CFD has developed a blueberry granola bar and a chocolate hazelnut drink mix to meet these requirements.
“We are looking at different chemical environments in the food to possibly help the vitamins last longer,” Barrett said. “So for each item – the bar and the drink – we have a low-fat version and a higher fat version. The vitamins that NASA is interested in are A, B1 [Thiamine], B9 [Folic Acid], Vitamin C and Vitamin E.
“The vitamins are encapsulated. We are also looking at the fat level. We have a lipid-based encapsulate and a starch-based encapsulate.”
Both the starch-coated vitamins and the lipid-coated vitamins were placed into low- and high-fat versions of the bar and the drink to see which combination results in the best vitamin preservation.
“We did preliminary testing and decided which versions were to be used in a five-year storage study,” Barrett said. “We settled on the fat-encapsulated vitamins to be placed in the lower fat foods. And the starch-encapsulated vitamins were placed in the higher fat foods.”

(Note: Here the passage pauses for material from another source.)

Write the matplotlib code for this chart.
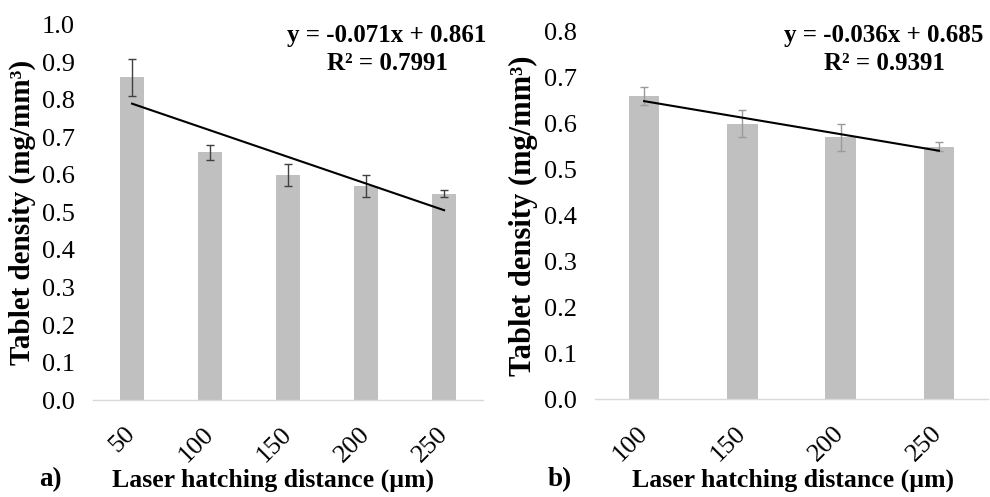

As part of the effort for NASA, Danielle Froio, a materials engineer at CFD, is also investigating the effects of processing techniques and packaging materials on vitamin stability in the selected low- and high-fat foods.
RAISING THE BREAKFAST BAR ON NUTRITION WHILE REDUCING THE VOLUME
CFD is working on a breakfast bar as a meal replacement to be used at a space station and possibly during a Mars mission. NASA developed the bar, and Natick is working on refining it.
“NASA is interested in a 10-percent weight reduction, and they achieved that through the bar, but they didn’t have the capability to refine it,” Froio said. “Natick is investigating two ways to reduce weight and volume. One is a conventional compression method, which uses high pressure.
“The other is a novel technology called sonic agglomeration that basically uses sonic waves to compress the bar and make the ingredients stick together. So, we are looking at those two technologies.”
The resulting breakfast bar will be lighter weight and take up less volume, which is critical in space travel. The bars meet all the nutrient requirements for space flight and will be available in three flavors – barbecue nut, jalapeno nut and banana nut.
“The bar also needs to last for five years and taste good,” Richardson said. “NASA is going to do shelf-life testing, sensory testing and nutrient testing. They are also going to do human exploration research analogs.
“An analog is actually an environment that mimics space. The bars will be tested by people in that simulated environment.”
MISSION CRITICAL NUTRITION
Proper nutrition and vitamin stability are critical to the success of any space mission.
“Vitamins help with immunity,” Richardson said. “It’s also important that the astronauts don’t lose muscle mass and bone density, which they are more prone to in a gravity-free environment.”
“Antioxidants also help with neural function,” Barrett said.
“Vitamins do a lot for the body,” Richardson said. “So, without them on a five-year space mission, they would not be able to do their job and they would not be healthy.”
“We’ve done other things for NASA in the past,” Barrett said. “It’s a long collaboration. I think the possibility of exploring Mars is a very exciting thing.”
“It’s great that we can assist with the sustainment of that mission,” Richardson said. “If they are not properly nourished, that is going to have a huge impact.”